İçimizdeki çocuk(kaç yaşına geldi kartlaştı artık) ölmemiştir ya, o yüzden tüm sorunlar bizi alt etmek, kan revan etmek için yeminli gibi davranırız. Başrolde biz varız hala, uzayda yer kapladığımızın farkındayız, ama kaç arşın olduğunu henüz ölçemedik. Oysa hakikat öyle değildir, işleyen düzende bir sorun yoktur, ona “sorun” diyen bizizdir; yoksa bir insanın ölmesi, kalbin kırılması, elde edilen mülkün viran olması bir kaidedir.
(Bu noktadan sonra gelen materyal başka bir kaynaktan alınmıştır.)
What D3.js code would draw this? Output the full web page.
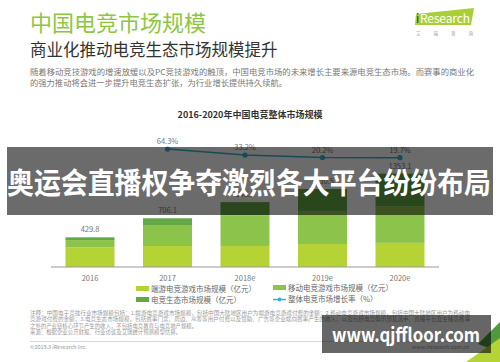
<html lang="zh">
<head>
  <meta charset="utf-8">
  <script src="https://d3js.org/d3.v7.min.js"></script>
  <style>
    body { margin: 0; background: #fff; }
    text { font-family: "Noto Sans CJK SC", "Noto Sans", sans-serif; }
    .axis-label { fill: #777; font-size: 7.5px; }
    .val { fill: #777; font-size: 7.5px; }
    .legend text { fill: #666; font-size: 7.5px; }
    .note { fill: #999; font-size: 5.4px; }
  </style>
</head>
<body>
  <svg width="500" height="362" id="svg-container"></svg>
  <script>
    //DATA
    const years = ["2016", "2017", "2018e", "2019e", "2020e"];
    const pcGame = [283, 304, 305, 333, 350];          // 端游电竞游戏市场规模
    const mobileGame = [107, 305, 445, 480, 530];      // 移动电竞游戏市场规模
    const ecosystem = [39.8, 97.1, 190.5, 317.5, 473.1]; // 电竞生态市场规模
    const totals = [429.8, 706.1, 940.5, 1130.5, 1353.1];
    const growth = [null, 64.3, 33.2, 20.2, 19.7];     // 整体电竞市场增长率 %
    const seriesNames = ["端游电竞游戏市场规模（亿元）", "移动电竞游戏市场规模（亿元）", "电竞生态市场规模（亿元）"];
    const seriesColors = ["#b5d335", "#8cc34b", "#62a845"];
    const lineColor = "#3aaecf";
    //END DATA

    let svg = d3.select("svg#svg-container");

    // header
    svg.append("text").attr("x", 30).attr("y", 31)
      .attr("font-size", 22).attr("fill", "#8dc63f")
      .text("中国电竞市场规模");
    svg.append("text").attr("x", 30).attr("y", 56)
      .attr("font-size", 16.5).attr("fill", "#333")
      .text("商业化推动电竞生态市场规模提升");
    svg.append("text").attr("x", 30).attr("y", 75)
      .attr("font-size", 8).attr("fill", "#777")
      .attr("textLength", 444).attr("lengthAdjust", "spacingAndGlyphs")
      .text("随着移动竞技游戏的增速放缓以及PC竞技游戏的触顶，中国电竞市场的未来增长主要来源电竞生态市场。而赛事的商业化");
    svg.append("text").attr("x", 30).attr("y", 86)
      .attr("font-size", 8).attr("fill", "#777")
      .attr("textLength", 257).attr("lengthAdjust", "spacingAndGlyphs")
      .text("的强力推动将会进一步提升电竞生态扩张，为行业增长提供持久续航。");

    // iResearch logo
    svg.append("polygon").attr("points", "416,14 474,8 471,25 415,25").attr("fill", "#a8cf3a");
    svg.append("text").attr("x", 416).attr("y", 23).attr("font-size", 12)
      .attr("font-family", "Liberation Sans").attr("fill", "#1d3f72").text("i");
    svg.append("text").attr("x", 420).attr("y", 23).attr("font-size", 12)
      .attr("font-family", "Liberation Sans").attr("fill", "#fff")
      .attr("textLength", 50).text("Research");
    svg.append("text").attr("x", 416).attr("y", 35).attr("font-size", 4.5).attr("fill", "#999")
      .attr("textLength", 57).text("艾瑞咨询");

    // chart title
    svg.append("text").attr("x", 250).attr("y", 118).attr("text-anchor", "middle")
      .attr("font-size", 9).attr("font-weight", "bold").attr("fill", "#333")
      .text("2016-2020年中国电竞整体市场规模");

    // scales
    const x = d3.scaleBand().domain(years).range([51.25, 438.75])
      .paddingInner(0.368).paddingOuter(0.184);
    const y = d3.scaleLinear().domain([0, 1400]).range([267, 170.4]);
    const yRate = d3.scaleLinear().domain([0, 100]).range([161.5, 142.2]);

    const table = years.map((yr, i) => ({ year: yr, pc: pcGame[i], mobile: mobileGame[i], eco: ecosystem[i] }));
    const stacked = d3.stack().keys(["pc", "mobile", "eco"])(table);

    const chart = svg.append("g");
    chart.selectAll("g.series").data(stacked).enter()
      .append("g").attr("class", "series")
      .attr("fill", (d, i) => seriesColors[i])
      .selectAll("rect").data(d => d).enter()
      .append("rect")
      .attr("x", d => x(d.data.year))
      .attr("width", x.bandwidth())
      .attr("y", d => y(d[1]))
      .attr("height", d => y(d[0]) - y(d[1]));

    chart.selectAll("text.val").data(totals).enter()
      .append("text").attr("class", "val")
      .attr("x", (d, i) => x(years[i]) + x.bandwidth() / 2)
      .attr("y", d => y(d) - 5)
      .attr("text-anchor", "middle")
      .text(d => d.toFixed(1));

    // x axis
    const xAxis = chart.append("g").attr("transform", "translate(0,267)")
      .call(d3.axisBottom(x).tickSize(0).tickPadding(9));
    xAxis.select(".domain").attr("stroke", "#999").attr("stroke-width", 1).attr("d", "M51,0H439");
    xAxis.selectAll("text").attr("class", "axis-label").attr("font-family", null).attr("font-size", null).attr("fill", null);

    // growth line
    const rates = years.map((yr, i) => ({ year: yr, v: growth[i] })).filter(d => d.v != null);
    const line = d3.line().x(d => x(d.year) + x.bandwidth() / 2).y(d => yRate(d.v));
    chart.append("path").datum(rates).attr("d", line)
      .attr("fill", "none").attr("stroke", lineColor).attr("stroke-width", 1.5);
    chart.selectAll("circle.pt").data(rates).enter().append("circle")
      .attr("cx", d => x(d.year) + x.bandwidth() / 2).attr("cy", d => yRate(d.v))
      .attr("r", 2.6).attr("fill", lineColor);
    chart.selectAll("text.rate").data(rates).enter().append("text")
      .attr("class", "val")
      .attr("x", d => x(d.year) + x.bandwidth() / 2).attr("y", d => yRate(d.v) - 5)
      .attr("text-anchor", "middle").text(d => d.v + "%");

    // legend
    const legend = svg.append("g").attr("class", "legend");
    const legendPos = [[136, 289], [273, 288], [136, 300]];
    legendPos.forEach((p, i) => {
      legend.append("rect").attr("x", p[0]).attr("y", p[1] - 3).attr("width", 13).attr("height", 5)
        .attr("fill", seriesColors[i]);
      legend.append("text").attr("x", p[0] + 15).attr("y", p[1] + 2.5).text(seriesNames[i]);
    });
    legend.append("line").attr("x1", 273).attr("x2", 286).attr("y1", 299.5).attr("y2", 299.5)
      .attr("stroke", lineColor).attr("stroke-width", 1.5);
    legend.append("circle").attr("cx", 279.5).attr("cy", 299.5).attr("r", 2).attr("fill", lineColor);
    legend.append("text").attr("x", 288).attr("y", 302).text("整体电竞市场增长率（%）");

    // notes
    const notes = [
      "注释：中国电子竞技行业市场规模包括：1.端游电竞游戏市场规模，包括中国大陆地区用户为端游电竞游戏付费的金额；2.移动电竞游戏市场规模，包括中国大陆地区用户为移动电",
      "竞游戏付费的金额；3.电竞生态市场规模，包括赛事门票、周边、众筹等用户付费以及赞助、广告等企业端向赛事产生的收入，以及包括电竞俱乐部及选手、直播平台及主播等赛事",
      "之外的产业链核心环节产生的收入，不包括电竞教育与电竞地产规模。",
      "来源：根据企业公开财报、行业访谈及艾瑞统计预测模型估算。"
    ];
    notes.forEach((n, i) => {
      const t = svg.append("text").attr("class", "note").attr("x", 30).attr("y", 315 + i * 6.3).text(n);
      if (i < 2) t.attr("textLength", 440).attr("lengthAdjust", "spacingAndGlyphs");
    });
    svg.append("line").attr("x1", 30).attr("x2", 470).attr("y1", 341.5).attr("y2", 341.5)
      .attr("stroke", "#ccc").attr("stroke-width", 0.8);
    svg.append("text").attr("class", "note").attr("x", 30).attr("y", 349).text("©2019.3 iResearch Inc.");
    svg.append("text").attr("class", "note").attr("x", 412).attr("y", 349).text("www.iresearch.com.cn");

    // corner triangles
    svg.append("polygon").attr("points", "500,322 500,352 478,344").attr("fill", "#4f9a3c");
    svg.append("polygon").attr("points", "500,338 500,362 466,362").attr("fill", "#b5d335");

    // overlay banner
    svg.append("rect").attr("x", 7).attr("y", 147).attr("width", 486).attr("height", 68)
      .attr("fill", "rgba(0,0,0,0.58)");
    svg.append("text").attr("x", 7).attr("y", 193.5)
      .attr("font-size", 29).attr("font-weight", "bold").attr("fill", "#fff")
      .attr("textLength", 484).attr("lengthAdjust", "spacingAndGlyphs")
      .text("奥运会直播权争夺激烈各大平台纷纷布局");

    // watermark
    svg.append("rect").attr("x", 322).attr("y", 315).attr("width", 169).attr("height", 38)
      .attr("fill", "rgba(0,0,0,0.6)");
    svg.append("text").attr("x", 332).attr("y", 342)
      .attr("font-family", "Open Sans, DejaVu Sans, sans-serif")
      .attr("font-size", 19).attr("font-weight", "bold").attr("fill", "#fff")
      .attr("textLength", 148).attr("lengthAdjust", "spacingAndGlyphs")
      .text("www.qjffloor.com");
  </script>
</body>
</html>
Sanırım hala anlamadın, baksana, gün geceye döner, gece de güne. Hatta şöyle acımadan sorsam sana: Kurdu kuzuyu yiyor diye haksız bulabilir misin veya kuzuyu kurt yiyor diye masum?
Gözü yaşlı mersiye midir hayat, yoksa matematiğe göz kırpan bir sistem mi? Hayatın bir sistem içinde belli bir sonuca aktığına inanmıyorsan okumayı şimdi bırak. Çünkü senin için vakit kaybı anlamına gelebilir. Yok eğer, hayatın sistematiği olan kadere inanıyorsan ısınma turu bitti, başlıyoruz.
Az buçuk siyasetten tarihten anlayan kahve tayfasından abilerimiz, bir gerçeği buz gibi önümüze koyar: “Tarih tekerrür eder.” Ki doğrudur, tarih tekerrür eder. Peki, gelişi güzel ilerlemekte olan bir şey, nasıl durmadan tekrar edebilir? İnsanoğlu bin sene önce düşülen hatalara nasıl olur da bunca bilimsel gelişmeye rağmen, şekilleri değişmekle beraber, düşer? Bilmem kaç bin sene önce birinin ettiği hikmetli bir söz, nasıl hala kabul edilebilir? Milattan önce üç bin yılındaki aşık oluşla, şimdiki neden değişmiyor? Şairler neden hala mısra sırtında geziyor? İnsan gelişmiyor mu?
Bak bana üstat, gelişi güzel olan farklı varyasyon ortaya koyar, tekrar etmez. Tekrar etmek sistemlere özgü bir durumdur. Biz buna “kader” diyoruz. İşte “hayat” kelimesini havada bırakınca ona maruz kalıyorsun, ama onun sistematiğini fark ettiğin zaman idrak ediyorsun. Meselenin özü bu. Tüm büyük buhranlar, manevi kaybolmuşluklar, cevapsız kalmalar hayata maruz kalmaktan oluyor. Peki, sistematiği çözmüş olan üzülmez mi? Üzülür, ama bir sistemin parçası olduğunu bilecek, onda hak iddia etmeyecek, uzayda kapladığı iki karışlık yer için kişilik savaşları meydana çıkarmayacak bir hale bürünür. Peki, kadere inanan pişman olmaz mı? Emin ol, inanmayandan daha pişman olur. Çünkü sisteme inanmayan o pişman olduklarını geri getirmek için yersiz bir çaba içinde heba olur, sisteme inanansa pişman olunanın geri gelse de aynı olmayacağının farkındadır. İnsan fazla yükleri atarak eksilir, bilmediklerini öğrenerek çoğalır. Çünkü kader, insanın uzayda kapladığı yerin pek de matah olmadığını çok güzel anlatır. Anlamayan kalmaz, o kadar diyorum sana.
Maruz kalmakta nesne, bireydir; haksızlığa uğrayan, aldatılan.. Oysa idrak edişte birey sözde öznedir. Onun başına gelmiş olay ne ilk ne sondur. Tekrar edeceğini bilir. Tekrar edeceğini bildiği için olayı dramatize etmeden öğrenir. Yaptığı yanlışı mı öğrenir, yoksa doğruyu mu, onu da sen düşün artık.
Bitirmeden: Şu cümlemi unutma: Hayata maruz kalanlar, ölmeden hemen önce nasıl yaşaması gerektiğini anlayanlardır. Rousseau şu an bana göz kırptı. Geceni zehir edecek soruyu sormadan da gitmeyeyim: Eğer insan uzayda işgal ettiği yerin farkında olmasaydı ne olurdu?
Ben diyeyim “nefs”, sen de “bireyin bilmem hangi zıkkımının ekşimesi”.